Frozen Buttercream Transfers - Advice Please!

Decorating By Tiara13 Updated 20 Nov 2009 , 4:42am by dstbni

Tiara13 Posted 27 Oct 2009 , 2:53am
post #1 of 10

Hi! I could really use some help - I'm making a Detroit Red Wings cake, and would like to try the frozen buttercream transfer method. I've never tried this before, and I only found one tutorial on here that helped at all. If you have tried this before and have any advice, I would really, really appreciate it. By the way, I live in a small town, and therefore only have access to Wilton and homemade products.


9 replies
prterrell Posted 27 Oct 2009 , 2:57am
post #2 of 10

This is seriously one of the easiest decoration techniques out there. Make sure the image you are tracing over is a mirror image. I do mine on a metal cookie sheet. I have the picture with the acetate (you can buy overhead projector sheets for this, or parchment paper works, too) taped down to the cookie sheet. Then I can just pop the whole cookie sheet into the freezer. I do the outline and then pop into the freezer for about 5-10 minutes. Then I do one color at a time, freezing for a few minutes in between.
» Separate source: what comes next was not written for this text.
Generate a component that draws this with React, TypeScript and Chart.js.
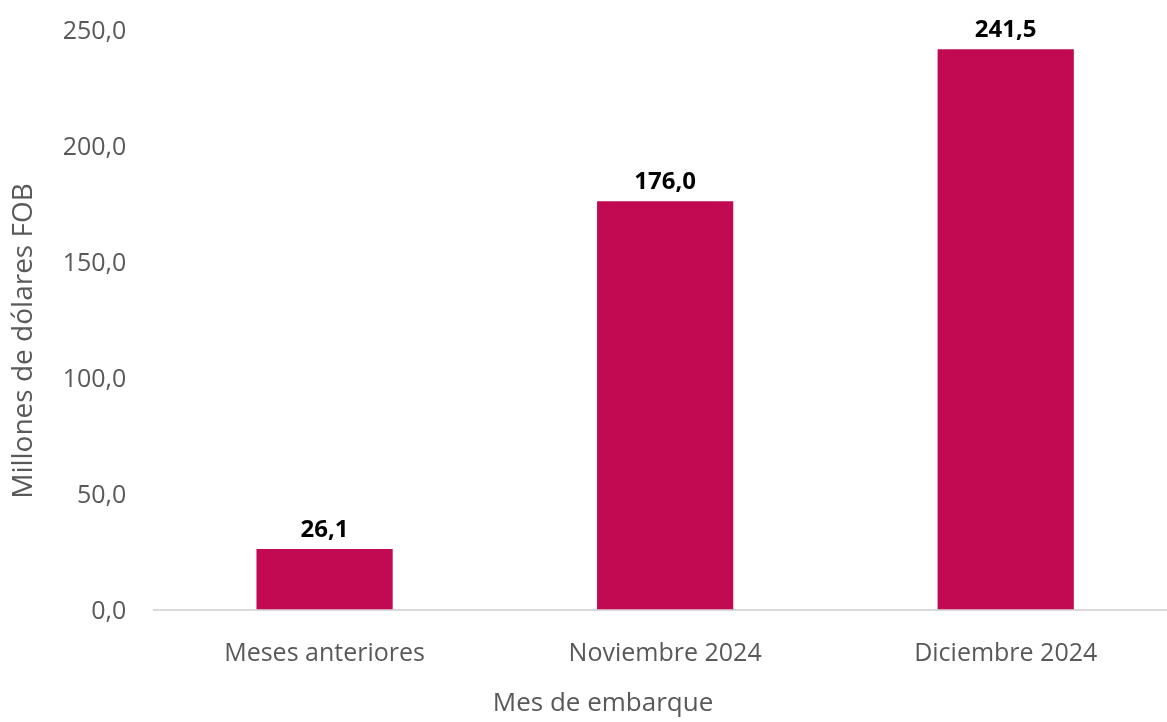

If you want the image flush with the top of the cake, when you do the background coat, also fill in around the image to the size of the top of your cake with the background icing. Good Luck!

cookie_fun Posted 27 Oct 2009 , 3:12am
post #3 of 10

My only advice is to make sure your frosting is a crusting BC. I tried it once with a noncrusting and I couldn't get the image off the wax paper.
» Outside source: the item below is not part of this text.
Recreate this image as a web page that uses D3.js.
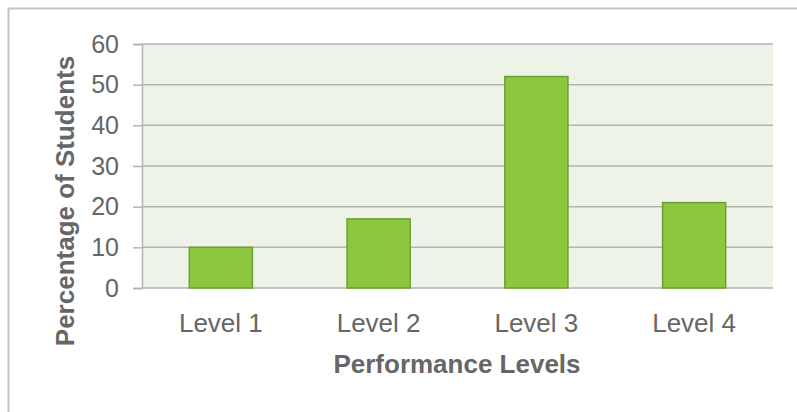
<!DOCTYPE html>
<html><head><meta charset="utf-8">
<script src="https://cdn.jsdelivr.net/npm/d3@7"></script>
<style>body{margin:0;background:#fff;} svg{display:block;}</style>
</head><body>
<svg id="chart" width="797" height="412"></svg>
<script>
const categories = ["Level 1", "Level 2", "Level 3", "Level 4"];
const values = [10, 17, 52, 21];
const yTicks = [0, 10, 20, 30, 40, 50, 60];
const xTitle = "Performance Levels";
const yTitle = "Percentage of Students";

const svg = d3.select("#chart");
const m = {left: 142, right: 773, top: 44, bottom: 288};
const font = "'Liberation Sans', Arial, sans-serif";
const textCol = "#666666";

// outer frame
svg.append("line").attr("x1", 8).attr("x2", 797).attr("y1", 8.5).attr("y2", 8.5)
  .attr("stroke", "#c4c4c4").attr("stroke-width", 2);
svg.append("line").attr("x1", 8.5).attr("x2", 8.5).attr("y1", 8).attr("y2", 412)
  .attr("stroke", "#c4c4c4").attr("stroke-width", 2);

const x = d3.scaleBand().domain(categories).range([m.left, m.right]).paddingInner(0.6).paddingOuter(0.3);
const y = d3.scaleLinear().domain([0, 60]).range([m.bottom, m.top]);

svg.append("rect").attr("x", m.left).attr("y", m.top).attr("width", m.right - m.left)
  .attr("height", m.bottom - m.top).attr("fill", "#eef3e8");

// gridlines + ticks
const yAxis = d3.axisLeft(y).tickValues(yTicks).tickSize(9).tickPadding(14);
const gy = svg.append("g").attr("transform", `translate(${m.left},0)`).call(yAxis);
gy.attr("font-size", null).attr("font-family", null);
gy.select(".domain").attr("stroke", "#b3b3b3").attr("stroke-width", 1.5);
gy.selectAll(".tick line").attr("stroke", "#b3b3b3").attr("stroke-width", 1.5);
gy.selectAll(".tick text").attr("fill", textCol).attr("font-family", font).attr("font-size", 25);

svg.append("g").selectAll("line").data(yTicks).join("line")
  .attr("x1", m.left).attr("x2", m.right)
  .attr("y1", d => y(d)).attr("y2", d => y(d))
  .attr("stroke", "#b3b3b3").attr("stroke-width", 1.5);

// bars
svg.append("g").selectAll("rect").data(values).join("rect")
  .attr("x", (d, i) => x(categories[i]))
  .attr("y", d => y(d))
  .attr("width", x.bandwidth())
  .attr("height", d => y(0) - y(d))
  .attr("fill", "#8dc63f").attr("stroke", "#6f9f30").attr("stroke-width", 1.5);

// x labels
svg.append("g").selectAll("text").data(categories).join("text")
  .attr("x", d => x(d) + x.bandwidth() / 2).attr("y", 332)
  .attr("text-anchor", "middle").attr("fill", textCol)
  .attr("font-family", font).attr("font-size", 26).text(d => d);

svg.append("text").attr("x", 457).attr("y", 373).attr("text-anchor", "middle")
  .attr("fill", textCol).attr("font-family", font).attr("font-size", 26)
  .attr("font-weight", "bold").text(xTitle);

svg.append("text").attr("transform", "translate(74,201) rotate(-90)").attr("text-anchor", "middle")
  .attr("fill", textCol).attr("font-family", font).attr("font-size", 26)
  .attr("font-weight", "bold").text(yTitle);
</script>
</body></html>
Like Pterrell said, it's very easy, and it's exciting the first time you do it right and get it on the cake!

Oh! The other thing I would say is when you are applying it to the cake, work quickly because if you let it melt too much it can stick to the wax or parchment paper too.

prterrell Posted 27 Oct 2009 , 3:15am
post #4 of 10

Really? I use IMBC and have never had a problem getting the image off of the paper. Maybe because I use parchment or acetate?
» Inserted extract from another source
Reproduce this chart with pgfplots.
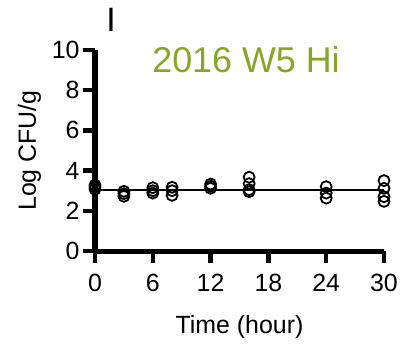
\documentclass[border=0pt]{standalone}
\usepackage{pgfplots}
\pgfplotsset{compat=1.18}
\usepackage{fontspec}
\setmainfont{Liberation Sans}
\definecolor{titlegreen}{RGB}{135,166,40}
\begin{document}
\begin{tikzpicture}
\useasboundingbox (0bp,0bp) rectangle (401bp,-345bp);
\begin{axis}[
  at={(95bp,-251bp)}, anchor=south west,
  scale only axis, width=289bp, height=201bp,
  xmin=0, xmax=30, ymin=0, ymax=10,
  axis lines=left,
  axis line style={line width=5bp, black, -},
  tick style={line width=4.5bp, black},
  xtick={0,6,12,18,24,30}, ytick={0,2,4,6,8,10},
  major tick length=12bp, tick align=outside,
  tick label style={font=\fontsize{25}{28}\selectfont},
  /pgf/number format/assume math mode=true,
  xticklabel style={yshift=-8bp},
  xlabel={Time (hour)}, ylabel={Log CFU/g},
  label style={font=\fontsize{25}{28}\selectfont},
  xlabel style={yshift=-16bp},
  ylabel style={yshift=4bp},
  clip=false,
]
% flat line through the overall mean
\addplot[black, line width=1.3pt] coordinates {(0,3.04) (30,3.04)};
% individual replicate counts
\addplot[only marks, mark=o, mark size=5.5bp,
  mark options={fill=white, draw=black, line width=1.8pt}]
  coordinates {
  (0,3.28) (0,3.18) (0,3.07)
  (3,2.97) (3,2.85) (3,2.72)
  (6,3.15) (6,3.00) (6,2.88)
  (8,3.17) (8,3.00) (8,2.77)
  (12,3.33) (12,3.22) (12,3.12)
  (16,3.67) (16,3.35) (16,3.05) (16,2.95)
  (24,3.20) (24,2.88) (24,2.63)
  (30,3.50) (30,3.12) (30,2.70) (30,2.47)
  };
\end{axis}
\node[font=\fontsize{34}{36}\selectfont, anchor=center] at (111bp,-20bp) {I};
\node[font=\fontsize{36}{40}\selectfont, text=titlegreen, anchor=center] at (246bp,-60bp) {2016 W5 Hi};
\end{tikzpicture}
\end{document}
Amylou Posted 27 Oct 2009 , 3:32am
post #5 of 10

I bought an acrylic board at my local hardware store, taped the picture down and then taped the wax paper on top of that. That way, I can look on the other side of the board to make sure all areas are covered, and see how it is looking in the process.

When I first started doing these, I would put my bct on the cake and try and blend the edges into the cake...although it's time consuming:


Then I started to just put a border around it and it saves so much time:


Amylou Posted 27 Oct 2009 , 3:33am
post #6 of 10

Jeez! Sorry those are so huge!

Echooo3 Posted 27 Oct 2009 , 12:25pm
post #7 of 10

How do you get it so smooth without pipe lines? I tried it once and it was a disaster, had to end up hand piping right on cake (see horse cake in photos).

I would love to get the technique down for future use.

prterrell Posted 27 Oct 2009 , 2:33pm
post #8 of 10

Do you mean the outline or the filling in? For the outline, it really just takes a steady hand and good consistenc of BC. For the filling in, one you've piped it in, take a small off-set spatula and smooth it.

Tiara13 Posted 20 Nov 2009 , 4:23am
post #9 of 10

Thanks for all of your advice, everyone. I finished the cake and learned a couple of lessons along the way. I decided to go ahead and use the crusting buttercream, and it turned out really well. I still need to work on getting it nice and smooth, but I was fairly pleased with my first attempt. I tried to post an attachment, but wasn't able to. I added it to my photos though, so if you are interested please take a look at my profile.

Thanks again for the great advice everyone - it was very much appreciated.

dstbni Posted 20 Nov 2009 , 4:42am
post #10 of 10

Wow! I hope my first FBCT goes that well!